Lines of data
###

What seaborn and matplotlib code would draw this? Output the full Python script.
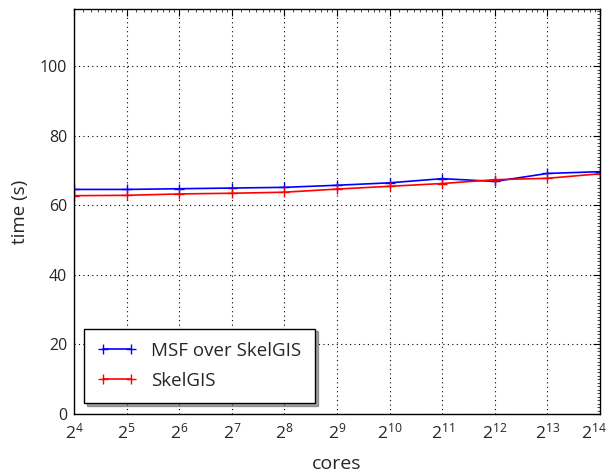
import numpy as np
import pandas as pd
import seaborn as sns
import matplotlib
matplotlib.use("Agg")
import matplotlib.pyplot as plt
from matplotlib.transforms import ScaledTranslation
from matplotlib.ticker import FixedLocator, MultipleLocator, FuncFormatter, NullFormatter

# Execution time versus number of cores
cores = [2**k for k in range(4, 15)]
msf_over_skelgis = [64.6, 64.6, 64.8, 65.0, 65.2, 65.8, 66.5, 67.7, 66.9, 69.2, 69.7]
skelgis = [62.8, 62.9, 63.3, 63.5, 63.8, 64.7, 65.5, 66.3, 67.4, 67.8, 69.1]
series_names = ["MSF over SkelGIS", "SkelGIS"]
series_colors = ["#0000ff", "#ff0000"]
yticks = [0, 20, 40, 60, 80, 100]

sns.set_theme(style="white")
plt.rcParams["font.family"] = ["Open Sans", "DejaVu Sans"]
plt.rcParams["mathtext.fontset"] = "custom"
plt.rcParams["mathtext.rm"] = "Open Sans"
plt.rcParams["mathtext.it"] = "Open Sans"

fig = plt.figure(figsize=(6.10, 4.74), dpi=100)
ax = fig.add_axes([74 / 610, 1 - 414 / 474, 526 / 610, 405 / 474])

for name, values, color in zip(series_names, [msf_over_skelgis, skelgis], series_colors):
    df = pd.DataFrame({"cores": cores, "time": values})
    sns.lineplot(data=df, x="cores", y="time", color=color, marker="+",
                 linewidth=1.2, markersize=7, markeredgewidth=1.0,
                 markeredgecolor=color, label=name, ax=ax)

ax.set_xscale("log", base=2)
ax.set_xlim(2**4, 2**14)
ax.set_ylim(0, 116.5)
ax.xaxis.set_major_locator(FixedLocator(cores))
ax.xaxis.set_major_formatter(FuncFormatter(lambda v, p: r"$2^{%d}$" % round(np.log2(v))))
ax.xaxis.set_minor_locator(FixedLocator([c * f for c in cores[:-1] for f in np.linspace(1, 2, 9)[1:-1]]))
ax.xaxis.set_minor_formatter(NullFormatter())
ax.yaxis.set_major_locator(FixedLocator(yticks))
ax.yaxis.set_minor_locator(MultipleLocator(1))
ax.yaxis.set_minor_formatter(NullFormatter())

ax.grid(True, which="major", color="black", linestyle=(0, (1, 3)), linewidth=0.8)
for s in ax.spines.values():
    s.set_color("black")
    s.set_linewidth(1.0)
ax.tick_params(axis="both", which="major", direction="in", length=5, width=0.8,
               color="black", labelsize=11.5, pad=5, top=True, right=True)
ax.tick_params(axis="both", which="minor", direction="in", length=2, width=0.5,
               color="black", top=True, right=True)
ax.tick_params(axis="x", labelsize=12.5, pad=6)

# keep the last exponent label inside the canvas
fig.canvas.draw()
last = ax.get_xticklabels()[-1]
last.set_transform(last.get_transform() + ScaledTranslation(-6 / 100, 0, fig.dpi_scale_trans))

ax.set_xlabel("cores", fontsize=14, labelpad=9)
ax.set_ylabel("time (s)", fontsize=13.5, labelpad=8)

handles, labels = ax.get_legend_handles_labels()
leg = ax.legend(handles, labels, loc="lower left", bbox_to_anchor=(0.019, 0.027),
                fontsize=13.5, frameon=True, fancybox=False, shadow=True,
                edgecolor="black", borderpad=0.7, labelspacing=0.65,
                handlelength=2.1, handletextpad=0.8, borderaxespad=0,
                markerscale=1.0, numpoints=2)
leg.get_frame().set_linewidth(1.0)

fig.savefig("out.png", dpi=100)
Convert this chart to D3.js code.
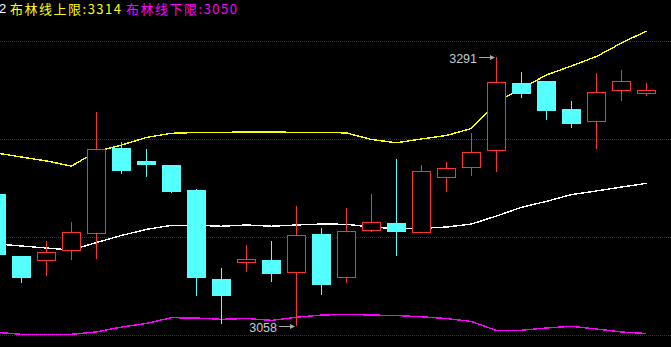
<!DOCTYPE html>
<html><head><meta charset="utf-8">
<script src="https://cdn.jsdelivr.net/npm/d3@7/dist/d3.min.js"></script>
<style>html,body{margin:0;padding:0;background:#000;overflow:hidden}svg{display:block}</style>
</head><body>
<svg id="c" width="671" height="347"></svg>
<script>
// ---- data ----
const openP  = [3172.5,3118.7,3114.1,3122.8,3137.5,3212.4,3201.1,3197.6,3175.9,3098.8,3112.9,3115.2,3104.2,3137.8,3099.9,3140.8,3147.3,3138.9,3186.6,3195.3,3210.0,3268.7,3270.4,3246.2,3234.6,3262.0,3258.9];
const highP  = [3175.0,3118.7,3131.7,3148.2,3243.6,3217.6,3211.5,3197.6,3176.8,3108.3,3128.2,3131.7,3162.1,3143.0,3160.3,3172.5,3202.8,3197.6,3200.2,3225.4,3291.0,3278.3,3270.4,3253.1,3277.4,3280.0,3268.7];
const lowP   = [3115.0,3095.5,3101.6,3115.5,3116.4,3190.1,3187.5,3173.3,3084.3,3060.0,3105.1,3096.4,3058.0,3085.1,3095.5,3139.8,3119.0,3138.9,3174.5,3188.3,3191.8,3256.0,3236.6,3230.0,3211.7,3253.4,3257.7];
const closeP = [3119.6,3099.9,3121.9,3139.2,3211.2,3192.7,3197.9,3174.5,3099.9,3084.3,3116.1,3103.3,3136.9,3093.8,3140.4,3148.0,3139.8,3192.4,3195.0,3208.9,3269.6,3259.4,3244.7,3233.4,3260.9,3270.4,3262.6];
const upperB = [3208.0,3204.5,3201.1,3196.7,3209.3,3214.9,3221.5,3225.1,3225.8,3226.0,3226.1,3226.1,3226.0,3226.0,3225.4,3219.7,3216.9,3220.2,3223.2,3229.3,3252.2,3263.9,3275.7,3283.5,3291.7,3303.4,3313.8];
const midB   = [3129.1,3127.4,3125.6,3123.9,3130.4,3136.5,3141.8,3145.3,3145.3,3144.5,3145.6,3144.5,3145.6,3146.4,3146.2,3143.8,3142.4,3142.7,3143.8,3146.4,3153.4,3160.9,3166.1,3172.0,3175.1,3178.5,3181.7];
const lowerB = [3052.5,3050.8,3050.8,3050.8,3052.9,3057.1,3060.2,3065.2,3064.9,3063.8,3064.5,3062.9,3065.6,3067.5,3068.1,3067.5,3067.1,3066.0,3064.5,3061.9,3054.1,3054.3,3056.3,3057.7,3055.4,3052.8,3051.5];
const gridLevels = [3050.3, 3135.2, 3220.2, 3305.1];
const legendNames = ["布林线上限", "布林线下限"];
const legendValues = [3314, 3050];

// ---- scales ----
const W = 671, H = 347;
const idx = d3.range(openP.length);
const x = d3.scaleBand().domain(idx).range([-16, 659]);
const y = d3.scaleLinear().domain([3058, 3291]).range([326, 57.3]);
const cx = i => x(i) + x.bandwidth() / 2;
const bodyW = x.bandwidth() * 0.76;

const svg = d3.select("#c");
svg.append("rect").attr("width", W).attr("height", H).attr("fill", "#000");

// grid
svg.append("g").selectAll("line").data(gridLevels).join("line")
  .attr("x1", 0).attr("x2", W)
  .attr("y1", d => Math.round(y(d)) + 0.5).attr("y2", d => Math.round(y(d)) + 0.5)
  .attr("stroke", "#b00000").attr("stroke-width", 1).attr("stroke-dasharray", "1,1")
  .attr("shape-rendering", "crispEdges");

// bands
const bands = [[upperB, "#ffff00"], [midB, "#ffffff"], [lowerB, "#ff00ff"]];
bands.forEach(([arr, col]) => {
  svg.append("path")
    .attr("d", d3.line().x((d, i) => cx(i)).y(d => y(d))(arr))
    .attr("fill", "none").attr("stroke", col).attr("stroke-width", 1.4)
    .attr("shape-rendering", "crispEdges");
});

// candles
const cyan = "#54ffff", red = "#ff3232";
const g = svg.append("g").attr("shape-rendering", "crispEdges");
idx.forEach(i => {
  const o = openP[i], c = closeP[i], h = highP[i], l = lowP[i];
  const up = c >= o;
  const top = Math.round(y(Math.max(o, c))), bot = Math.round(y(Math.min(o, c)));
  const yh = Math.round(y(h)), yl = Math.round(y(l));
  const xc = Math.floor(cx(i)) + 0.5;
  const x0 = xc - bodyW / 2;
  if (up) {
    if (yh < top) g.append("line").attr("x1", xc).attr("x2", xc).attr("y1", yh).attr("y2", top).attr("stroke", red);
    if (yl > bot) g.append("line").attr("x1", xc).attr("x2", xc).attr("y1", bot).attr("y2", yl).attr("stroke", red);
    g.append("rect").attr("x", x0 + 0.5).attr("y", top + 0.5)
      .attr("width", bodyW - 1).attr("height", Math.max(1, bot - top - 1))
      .attr("fill", "#000").attr("stroke", red).attr("stroke-width", 1);
  } else {
    g.append("line").attr("x1", xc).attr("x2", xc).attr("y1", yh).attr("y2", yl).attr("stroke", cyan);
    g.append("rect").attr("x", x0).attr("y", top)
      .attr("width", bodyW).attr("height", Math.max(1, bot - top)).attr("fill", cyan);
  }
});

// max / min annotations
const iMax = d3.maxIndex(highP), iMin = d3.minIndex(lowP);
[[iMax, highP[iMax]], [iMin, lowP[iMin]]].forEach(([i, v]) => {
  const yy = Math.round(y(v)) + 0.5;
  const xc = Math.floor(cx(i));
  svg.append("line").attr("x1", xc - 17).attr("x2", xc - 4).attr("y1", yy).attr("y2", yy)
    .attr("stroke", "#a8a8a8").attr("stroke-width", 1);
  svg.append("path").attr("d", `M${xc - 1},${yy} L${xc - 6},${yy - 2.5} L${xc - 6},${yy + 2.5} Z`).attr("fill", "#a8a8a8");
  svg.append("text").attr("x", xc - 19).attr("y", yy + 5.5).attr("text-anchor", "end")
    .attr("font-family", "Liberation Sans, Arial, sans-serif").attr("font-size", 12.5)
    .attr("fill", "#c4ccd6").text(d3.format("d")(v));
});

// legend
svg.append("text").attr("x", -1).attr("y", 13).attr("fill", "#ffffff")
  .attr("font-family", "Liberation Sans, Arial, sans-serif").attr("font-size", 13).text("2");
const legCols = ["#ffff00", "#ff00ff"], legX = [10, 126];
legendNames.forEach((n, k) => {
  svg.append("text").attr("x", legX[k]).attr("y", 13.5).attr("fill", legCols[k])
    .attr("font-family", "Noto Sans CJK SC, sans-serif").attr("font-size", 13)
    .attr("textLength", 111).attr("lengthAdjust", "spacing")
    .text(n + ":" + legendValues[k]);
});
</script>
</body></html>
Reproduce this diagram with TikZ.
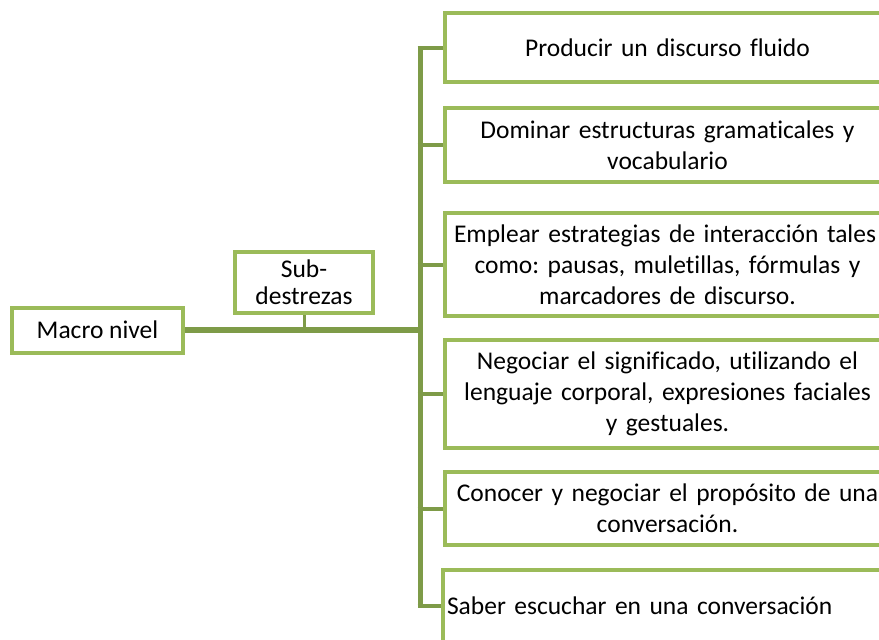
\documentclass[tikz,border=0pt]{standalone}
\usepackage{fontspec}
\setmainfont{Carlito}[Ligatures=NoCommon]
\usetikzlibrary{calc}
\definecolor{boxgreen}{RGB}{155,187,89}
\definecolor{linegreen}{RGB}{126,155,72}
\frenchspacing
\tikzset{
  textbox/.style={draw=boxgreen, line width=4pt, fill=white, align=center,
    font=\fontsize{25.5}{31}\selectfont, inner sep=2pt},
  itembox/.style={textbox, minimum width=445pt, text width=436pt},
  branch/.style={draw=linegreen, line width=4pt},
}

\begin{document}
\begin{tikzpicture}[x=1pt,y=-1pt]
  \useasboundingbox (0,0) rectangle (879,640);
  \clip (0,0) rectangle (879,640);
  \fill[white] (0,0) rectangle (879,640);

  \node[textbox, minimum width=171pt, minimum height=45pt] (macro) at (97.5,330) {Macro nivel};
  \node[textbox, minimum width=138pt, minimum height=61pt, text width=130pt] (sub) at (304,282.5) {Sub-\\[-4pt]destrezas};

  \node[itembox, minimum height=69pt] (b1) at (667.5,47.5) {Producir un discurso fluido};
  \node[itembox, minimum height=74pt] (b2) at (667.5,145) {Dominar estructuras gramaticales y\\vocabulario};
  \node[itembox, minimum height=103pt] (b3) at (667.5,264.5) {\hspace*{-5pt}Emplear estrategias de interacción tales\\como: pausas, muletillas, fórmulas y\\marcadores de discurso.};
  \node[itembox, minimum height=108pt] (b4) at (667.5,394) {Negociar el significado, utilizando el\\lenguaje corporal, expresiones faciales\\y gestuales.};
  \node[itembox, minimum height=73pt] (b5) at (667.5,508.5) {Conocer y negociar el propósito de una\\conversación.};
  \node[itembox, minimum height=72pt, align=left] (b6) at (665,606) {Saber escuchar en una conversación};

  \coordinate (hub) at (420,330);
  \draw[branch, line width=6pt] (macro.east) -- (hub);
  \draw[branch, line width=3pt] (sub.south) -- (sub.south |- macro.east);
  \draw[branch, line width=5pt] (hub |- b1.west) -- (hub |- b6.west);
  \foreach \b in {b1,b2,b3,b4,b5,b6}
    \draw[branch] ([xshift=-2.5pt]hub |- \b.west) -- (\b.west);
\end{tikzpicture}
\end{document}
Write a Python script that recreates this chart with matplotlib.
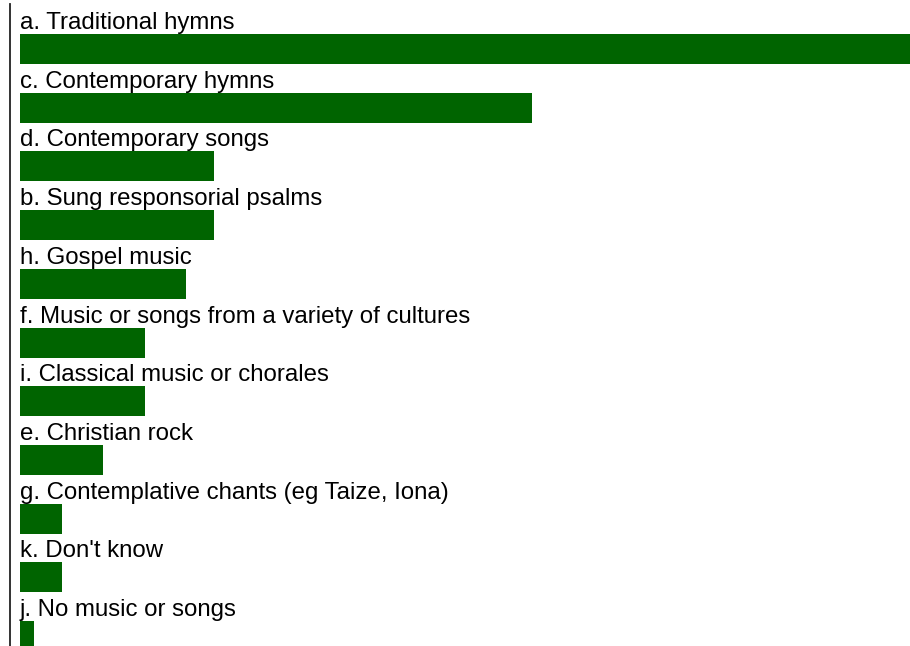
import matplotlib
matplotlib.use("Agg")
import matplotlib.pyplot as plt

categories = [
    "a. Traditional hymns",
    "c. Contemporary hymns",
    "d. Contemporary songs",
    "b. Sung responsorial psalms",
    "h. Gospel music",
    "f. Music or songs from a variety of cultures",
    "i. Classical music or chorales",
    "e. Christian rock",
    "g. Contemplative chants (eg Taize, Iona)",
    "k. Don't know",
    "j. No music or songs",
]
values = [65, 37, 14, 14, 12, 9, 9, 6, 3, 3, 1]

W, H = 910, 646
fig = plt.figure(figsize=(W / 100, H / 100), dpi=100)
ax = fig.add_axes([10 / W, 0, 900 / W, 1])

unit_px = 13.85
spacing = 58.7
first_center = 49.0
bar_h = 30 / spacing

ypos = list(range(len(categories)))
ax.barh(ypos, values, height=bar_h, color="#006400", align="center")

for i, lab in enumerate(categories):
    ax.text(0, i - bar_h / 2 - 5 / spacing, lab, ha="left", va="baseline",
            fontsize=17.3, family=["Liberation Sans", "DejaVu Sans"], color="#000000")

ax.set_xlim(-10 / unit_px, 890 / unit_px)
ax.set_ylim((H - first_center) / spacing, -first_center / spacing)
for s in ["top", "right", "bottom"]:
    ax.spines[s].set_visible(False)
ax.spines["left"].set_color("#222222")
ax.spines["left"].set_linewidth(1.3)
ax.spines["left"].set_bounds((4 - first_center) / spacing, (H - first_center) / spacing)
ax.set_xticks([])
ax.set_yticks([])
ax.patch.set_alpha(0)

fig.savefig("out.png", dpi=100)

###

**Directive**
Look through the entries above and report each line where the string "script" occurs.

**Written solution**
What seaborn and matplotlib code would draw this? Output the full Python script.
<script src="https://cdn.jsdelivr.net/npm/d3@7/dist/d3.min.js"></script>
<script>
</script>
Write a Python script that recreates this chart with matplotlib.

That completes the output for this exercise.